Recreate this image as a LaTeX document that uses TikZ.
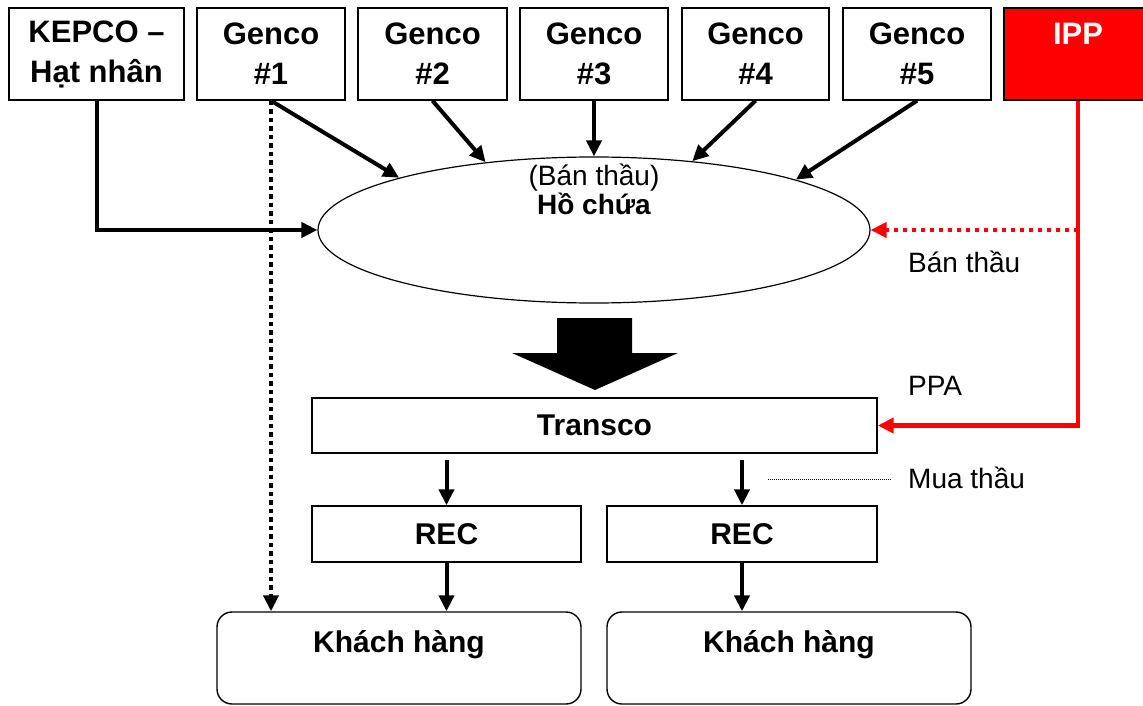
\documentclass[tikz,border=0pt]{standalone}
\usepackage{fontspec}
\setmainfont{Liberation Sans}
\usetikzlibrary{arrows.meta,shapes.geometric,calc}
\definecolor{ippred}{RGB}{255,0,0}
\begin{document}
\begin{tikzpicture}[x=1pt,y=-1pt,
  box/.style={draw, line width=1.4pt, inner sep=0pt, align=center,
    font=\fontsize{31}{40}\selectfont\bfseries},
  lowbox/.style={draw, line width=1.4pt, inner sep=0pt, align=center,
    font=\fontsize{30}{34}\selectfont\bfseries},
  custbox/.style={lowbox, rounded corners=15pt},
  lbl/.style={inner sep=0pt, anchor=base west, font=\fontsize{28}{32}\selectfont},
  tip/.style={-{Triangle[length=16pt,width=15pt]}},
  arr/.style={line width=4pt, tip},
  dotarr/.style={line width=4.5pt, dash pattern=on 4.5pt off 4pt, tip},
  redarr/.style={line width=4.5pt, draw=ippred, -{Triangle[length=16pt,width=15pt]}},
  reddot/.style={line width=4.5pt, draw=ippred, dash pattern=on 4.5pt off 4.5pt, -{Triangle[length=16pt,width=15pt]}},
  leader/.style={line width=0.8pt, dash pattern=on 1pt off 1pt}
]
\useasboundingbox (0,0) rectangle (1143,706);

% top row
\node[box, minimum width=175pt, minimum height=92pt] (kepco) at (96.5,54) {KEPCO --\\Hạt nhân};
\node[box, minimum width=148pt, minimum height=92pt] (g1) at (271,54) {Genco\\\#1};
\node[box, minimum width=149pt, minimum height=92pt] (g2) at (432.5,54) {Genco\\\#2};
\node[box, minimum width=148pt, minimum height=92pt] (g3) at (594,54) {Genco\\\#3};
\node[box, minimum width=147pt, minimum height=92pt] (g4) at (755.5,54) {Genco\\\#4};
\node[box, minimum width=148pt, minimum height=92pt] (g5) at (917,54) {Genco\\\#5};
\node[box, fill=ippred, text=white, minimum width=148pt, minimum height=92pt] (ipp) at (1078,54) {IPP\\~};

% pool ellipse
\node[draw, ellipse, line width=1.2pt, inner sep=0pt, minimum width=552pt, minimum height=146pt] (ell) at (594,230) {};
\node[inner sep=0pt, anchor=base, align=center, font=\fontsize{28}{26}\selectfont] (pooltxt) at (594,214) {(Bán thầu)\\\textbf{Hồ chứa}};

% big block arrow
\fill (557,318) -- (632,318) -- (632,353) -- (678,353) -- (595,390) -- (512,353) -- (557,353) -- cycle;

% lower boxes
\node[lowbox, minimum width=565pt, minimum height=55pt] (tr) at (594.5,425.5) {Transco};
\node[lowbox, minimum width=269pt, minimum height=56pt] (rec1) at (446.5,534) {REC};
\node[lowbox, minimum width=270pt, minimum height=56pt] (rec2) at (742,534) {REC};
\node[custbox, minimum width=364pt, minimum height=92pt] (kh1) at (399,658) {Khách hàng\\~};
\node[custbox, minimum width=364pt, minimum height=92pt] (kh2) at (789,658) {Khách hàng\\~};

% labels
\node[lbl] (lbt) at (908,272) {Bán thầu};
\node[lbl] (lppa) at (908,395) {PPA};
\node[lbl] (lmua) at (908,488) {Mua thầu};
\coordinate (muastart) at (768,479);
\draw[leader] (muastart) -- (muastart -| 892,0);

% arrows into pool
\draw[arr] (kepco.south) |- (ell.west);
\draw[arr] (g1.south) -- (ell.165);
\draw[arr] (g2.south) -- (ell.148);
\draw[arr] (g3.south) -- (ell.north);
\draw[arr] (g4.south) -- (ell.35);
\draw[arr] (g5.south) -- (ell.14);

% direct dotted arrow
\draw[dotarr] (g1.south) -- (g1.south |- kh1.north);

% IPP
\draw[redarr] (ipp.south) |- (tr.east);
\draw[reddot] (ipp.south |- ell.east) -- (ell.east);

% transco to REC
\draw[arr] ($(tr.south -| rec1.north)+(0,6)$) -- (rec1.north);
\draw[arr] ($(tr.south -| rec2.north)+(0,6)$) -- (rec2.north);
\draw[arr] (rec1.south) -- (rec1.south |- kh1.north);
\draw[arr] (rec2.south) -- (rec2.south |- kh2.north);
\end{tikzpicture}
\end{document}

--------

— TASK TO CARRY OUT —
Quote everything in the listing above exactly; pictures are the only thing to omit.

— WORKED SOLUTION —
Recreate this image as a LaTeX document that uses TikZ.
\documentclass[tikz,border=0pt]{standalone}
\usepackage{fontspec}
\setmainfont{Liberation Sans}
\usetikzlibrary{arrows.meta,shapes.geometric,calc}
\definecolor{ippred}{RGB}{255,0,0}
\begin{document}
\begin{tikzpicture}[x=1pt,y=-1pt,
  box/.style={draw, line width=1.4pt, inner sep=0pt, align=center,
    font=\fontsize{31}{40}\selectfont\bfseries},
  lowbox/.style={draw, line width=1.4pt, inner sep=0pt, align=center,
    font=\fontsize{30}{34}\selectfont\bfseries},
  custbox/.style={lowbox, rounded corners=15pt},
  lbl/.style={inner sep=0pt, anchor=base west, font=\fontsize{28}{32}\selectfont},
  tip/.style={-{Triangle[length=16pt,width=15pt]}},
  arr/.style={line width=4pt, tip},
  dotarr/.style={line width=4.5pt, dash pattern=on 4.5pt off 4pt, tip},
  redarr/.style={line width=4.5pt, draw=ippred, -{Triangle[length=16pt,width=15pt]}},
  reddot/.style={line width=4.5pt, draw=ippred, dash pattern=on 4.5pt off 4.5pt, -{Triangle[length=16pt,width=15pt]}},
  leader/.style={line width=0.8pt, dash pattern=on 1pt off 1pt}
]
\useasboundingbox (0,0) rectangle (1143,706);

% top row
\node[box, minimum width=175pt, minimum height=92pt] (kepco) at (96.5,54) {KEPCO --\\Hạt nhân};
\node[box, minimum width=148pt, minimum height=92pt] (g1) at (271,54) {Genco\\\#1};
\node[box, minimum width=149pt, minimum height=92pt] (g2) at (432.5,54) {Genco\\\#2};
\node[box, minimum width=148pt, minimum height=92pt] (g3) at (594,54) {Genco\\\#3};
\node[box, minimum width=147pt, minimum height=92pt] (g4) at (755.5,54) {Genco\\\#4};
\node[box, minimum width=148pt, minimum height=92pt] (g5) at (917,54) {Genco\\\#5};
\node[box, fill=ippred, text=white, minimum width=148pt, minimum height=92pt] (ipp) at (1078,54) {IPP\\~};

% pool ellipse
\node[draw, ellipse, line width=1.2pt, inner sep=0pt, minimum width=552pt, minimum height=146pt] (ell) at (594,230) {};
\node[inner sep=0pt, anchor=base, align=center, font=\fontsize{28}{26}\selectfont] (pooltxt) at (594,214) {(Bán thầu)\\\textbf{Hồ chứa}};

% big block arrow
\fill (557,318) -- (632,318) -- (632,353) -- (678,353) -- (595,390) -- (512,353) -- (557,353) -- cycle;

% lower boxes
\node[lowbox, minimum width=565pt, minimum height=55pt] (tr) at (594.5,425.5) {Transco};
\node[lowbox, minimum width=269pt, minimum height=56pt] (rec1) at (446.5,534) {REC};
\node[lowbox, minimum width=270pt, minimum height=56pt] (rec2) at (742,534) {REC};
\node[custbox, minimum width=364pt, minimum height=92pt] (kh1) at (399,658) {Khách hàng\\~};
\node[custbox, minimum width=364pt, minimum height=92pt] (kh2) at (789,658) {Khách hàng\\~};

% labels
\node[lbl] (lbt) at (908,272) {Bán thầu};
\node[lbl] (lppa) at (908,395) {PPA};
\node[lbl] (lmua) at (908,488) {Mua thầu};
\coordinate (muastart) at (768,479);
\draw[leader] (muastart) -- (muastart -| 892,0);

% arrows into pool
\draw[arr] (kepco.south) |- (ell.west);
\draw[arr] (g1.south) -- (ell.165);
\draw[arr] (g2.south) -- (ell.148);
\draw[arr] (g3.south) -- (ell.north);
\draw[arr] (g4.south) -- (ell.35);
\draw[arr] (g5.south) -- (ell.14);

% direct dotted arrow
\draw[dotarr] (g1.south) -- (g1.south |- kh1.north);

% IPP
\draw[redarr] (ipp.south) |- (tr.east);
\draw[reddot] (ipp.south |- ell.east) -- (ell.east);

% transco to REC
\draw[arr] ($(tr.south -| rec1.north)+(0,6)$) -- (rec1.north);
\draw[arr] ($(tr.south -| rec2.north)+(0,6)$) -- (rec2.north);
\draw[arr] (rec1.south) -- (rec1.south |- kh1.north);
\draw[arr] (rec2.south) -- (rec2.south |- kh2.north);
\end{tikzpicture}
\end{document}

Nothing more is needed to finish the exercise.